YOUR GOAL:
Quote the whole listing word for word. Do not include the pictures.

BEGIN RECORDED DATA

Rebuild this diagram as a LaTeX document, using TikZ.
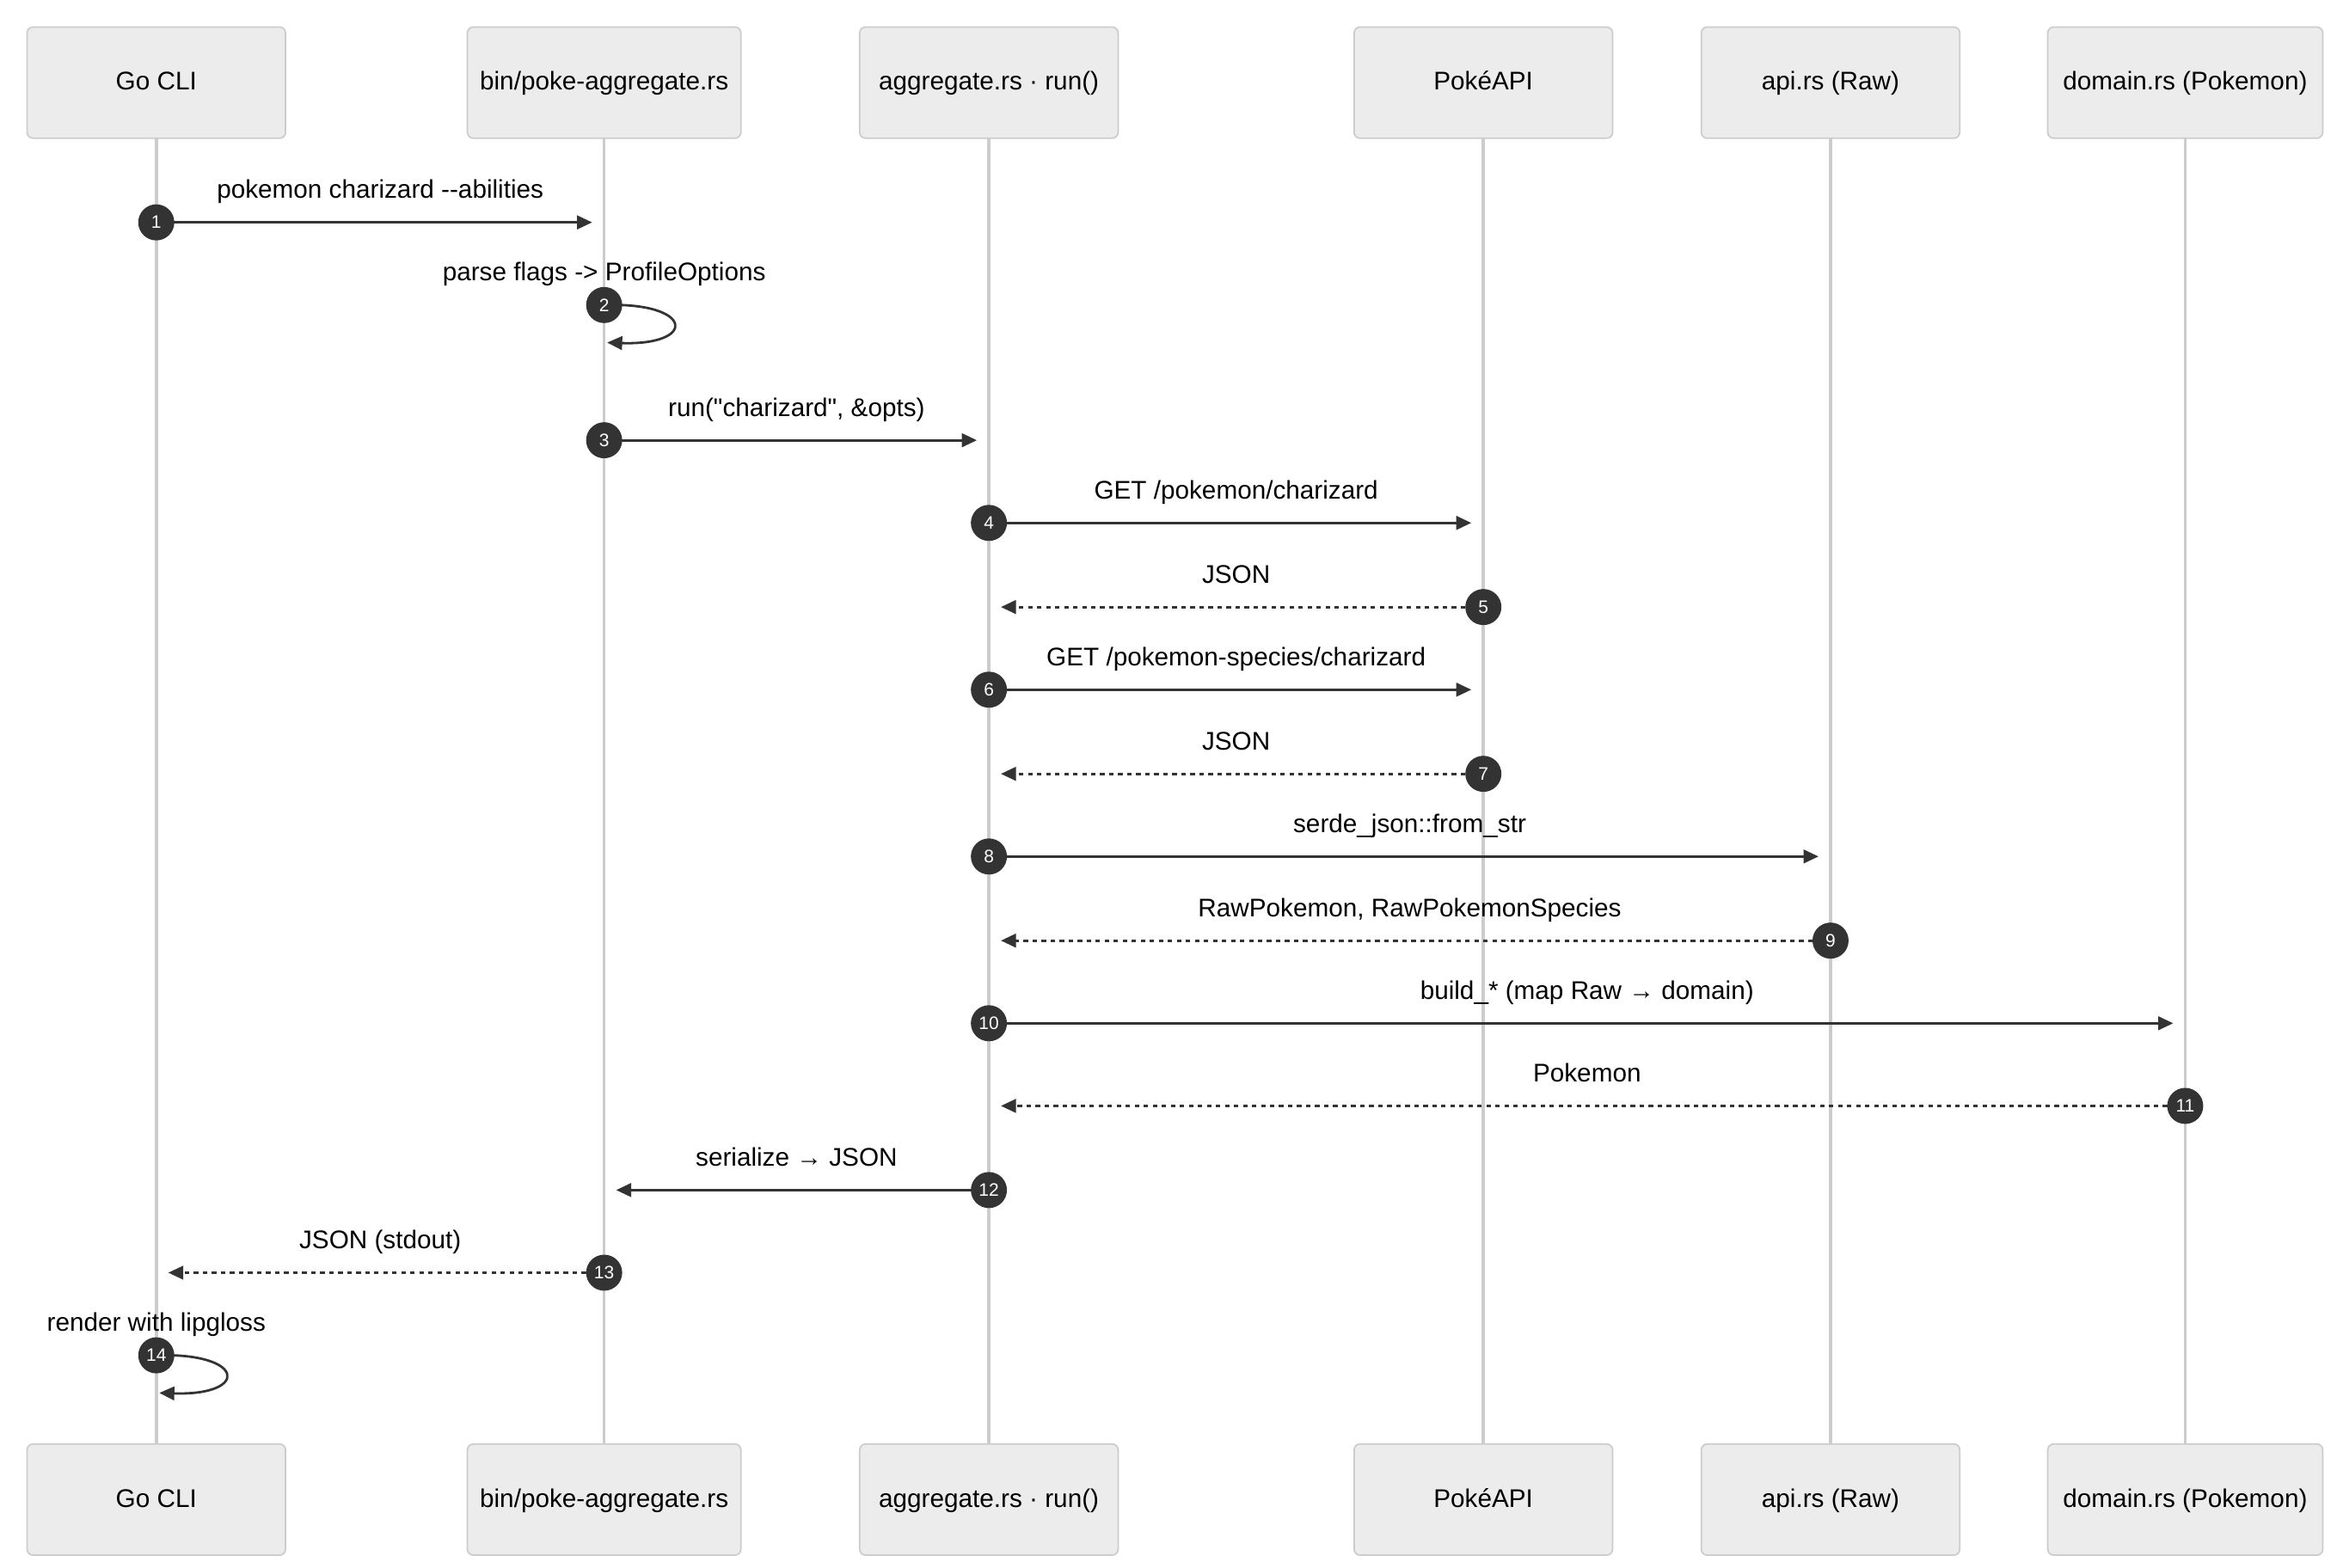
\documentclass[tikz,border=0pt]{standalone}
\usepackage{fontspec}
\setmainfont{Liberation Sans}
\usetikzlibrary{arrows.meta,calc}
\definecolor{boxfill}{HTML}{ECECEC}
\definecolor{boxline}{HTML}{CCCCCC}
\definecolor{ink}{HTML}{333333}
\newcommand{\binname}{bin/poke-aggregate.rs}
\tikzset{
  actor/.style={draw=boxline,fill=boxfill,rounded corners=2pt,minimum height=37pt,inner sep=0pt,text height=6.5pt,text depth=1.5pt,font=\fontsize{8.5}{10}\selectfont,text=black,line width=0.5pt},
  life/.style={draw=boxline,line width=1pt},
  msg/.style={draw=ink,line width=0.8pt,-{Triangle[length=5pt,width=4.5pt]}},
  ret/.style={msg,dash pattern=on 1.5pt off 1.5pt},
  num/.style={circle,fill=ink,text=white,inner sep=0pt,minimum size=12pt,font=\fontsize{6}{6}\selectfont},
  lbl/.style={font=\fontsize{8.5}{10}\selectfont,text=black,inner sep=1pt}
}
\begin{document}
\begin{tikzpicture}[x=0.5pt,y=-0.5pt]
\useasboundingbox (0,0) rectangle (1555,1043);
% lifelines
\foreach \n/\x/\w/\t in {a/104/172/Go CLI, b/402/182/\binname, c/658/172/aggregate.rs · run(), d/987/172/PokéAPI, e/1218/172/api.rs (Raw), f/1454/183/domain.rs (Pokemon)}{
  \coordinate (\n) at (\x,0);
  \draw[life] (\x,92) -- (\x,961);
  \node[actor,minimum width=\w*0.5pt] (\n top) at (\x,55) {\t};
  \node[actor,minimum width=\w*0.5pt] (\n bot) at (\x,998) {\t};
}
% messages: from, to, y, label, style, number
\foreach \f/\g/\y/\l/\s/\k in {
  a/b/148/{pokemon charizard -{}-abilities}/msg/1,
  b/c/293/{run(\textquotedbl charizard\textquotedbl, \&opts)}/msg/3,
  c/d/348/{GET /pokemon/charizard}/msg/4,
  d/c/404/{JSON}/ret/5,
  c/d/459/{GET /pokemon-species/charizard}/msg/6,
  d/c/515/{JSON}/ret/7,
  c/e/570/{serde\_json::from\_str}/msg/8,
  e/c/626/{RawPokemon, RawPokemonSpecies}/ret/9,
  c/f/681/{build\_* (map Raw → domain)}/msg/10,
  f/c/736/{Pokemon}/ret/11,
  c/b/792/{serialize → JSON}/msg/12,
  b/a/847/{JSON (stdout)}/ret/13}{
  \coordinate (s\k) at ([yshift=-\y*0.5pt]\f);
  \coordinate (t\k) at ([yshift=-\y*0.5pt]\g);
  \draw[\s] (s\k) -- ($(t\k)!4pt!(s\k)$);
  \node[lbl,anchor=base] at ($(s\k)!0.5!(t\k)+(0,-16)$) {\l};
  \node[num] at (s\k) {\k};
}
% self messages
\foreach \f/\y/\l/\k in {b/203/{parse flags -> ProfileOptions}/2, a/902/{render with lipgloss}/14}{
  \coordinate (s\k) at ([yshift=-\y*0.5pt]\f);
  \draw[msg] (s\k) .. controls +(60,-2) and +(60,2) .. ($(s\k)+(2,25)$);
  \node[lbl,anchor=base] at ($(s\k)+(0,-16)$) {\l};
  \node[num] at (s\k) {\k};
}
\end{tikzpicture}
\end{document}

END RECORDED DATA

SOLUTION BELOW:
Rebuild this diagram as a LaTeX document, using TikZ.
\documentclass[tikz,border=0pt]{standalone}
\usepackage{fontspec}
\setmainfont{Liberation Sans}
\usetikzlibrary{arrows.meta,calc}
\definecolor{boxfill}{HTML}{ECECEC}
\definecolor{boxline}{HTML}{CCCCCC}
\definecolor{ink}{HTML}{333333}
\newcommand{\binname}{bin/poke-aggregate.rs}
\tikzset{
  actor/.style={draw=boxline,fill=boxfill,rounded corners=2pt,minimum height=37pt,inner sep=0pt,text height=6.5pt,text depth=1.5pt,font=\fontsize{8.5}{10}\selectfont,text=black,line width=0.5pt},
  life/.style={draw=boxline,line width=1pt},
  msg/.style={draw=ink,line width=0.8pt,-{Triangle[length=5pt,width=4.5pt]}},
  ret/.style={msg,dash pattern=on 1.5pt off 1.5pt},
  num/.style={circle,fill=ink,text=white,inner sep=0pt,minimum size=12pt,font=\fontsize{6}{6}\selectfont},
  lbl/.style={font=\fontsize{8.5}{10}\selectfont,text=black,inner sep=1pt}
}
\begin{document}
\begin{tikzpicture}[x=0.5pt,y=-0.5pt]
\useasboundingbox (0,0) rectangle (1555,1043);
% lifelines
\foreach \n/\x/\w/\t in {a/104/172/Go CLI, b/402/182/\binname, c/658/172/aggregate.rs · run(), d/987/172/PokéAPI, e/1218/172/api.rs (Raw), f/1454/183/domain.rs (Pokemon)}{
  \coordinate (\n) at (\x,0);
  \draw[life] (\x,92) -- (\x,961);
  \node[actor,minimum width=\w*0.5pt] (\n top) at (\x,55) {\t};
  \node[actor,minimum width=\w*0.5pt] (\n bot) at (\x,998) {\t};
}
% messages: from, to, y, label, style, number
\foreach \f/\g/\y/\l/\s/\k in {
  a/b/148/{pokemon charizard -{}-abilities}/msg/1,
  b/c/293/{run(\textquotedbl charizard\textquotedbl, \&opts)}/msg/3,
  c/d/348/{GET /pokemon/charizard}/msg/4,
  d/c/404/{JSON}/ret/5,
  c/d/459/{GET /pokemon-species/charizard}/msg/6,
  d/c/515/{JSON}/ret/7,
  c/e/570/{serde\_json::from\_str}/msg/8,
  e/c/626/{RawPokemon, RawPokemonSpecies}/ret/9,
  c/f/681/{build\_* (map Raw → domain)}/msg/10,
  f/c/736/{Pokemon}/ret/11,
  c/b/792/{serialize → JSON}/msg/12,
  b/a/847/{JSON (stdout)}/ret/13}{
  \coordinate (s\k) at ([yshift=-\y*0.5pt]\f);
  \coordinate (t\k) at ([yshift=-\y*0.5pt]\g);
  \draw[\s] (s\k) -- ($(t\k)!4pt!(s\k)$);
  \node[lbl,anchor=base] at ($(s\k)!0.5!(t\k)+(0,-16)$) {\l};
  \node[num] at (s\k) {\k};
}
% self messages
\foreach \f/\y/\l/\k in {b/203/{parse flags -> ProfileOptions}/2, a/902/{render with lipgloss}/14}{
  \coordinate (s\k) at ([yshift=-\y*0.5pt]\f);
  \draw[msg] (s\k) .. controls +(60,-2) and +(60,2) .. ($(s\k)+(2,25)$);
  \node[lbl,anchor=base] at ($(s\k)+(0,-16)$) {\l};
  \node[num] at (s\k) {\k};
}
\end{tikzpicture}
\end{document}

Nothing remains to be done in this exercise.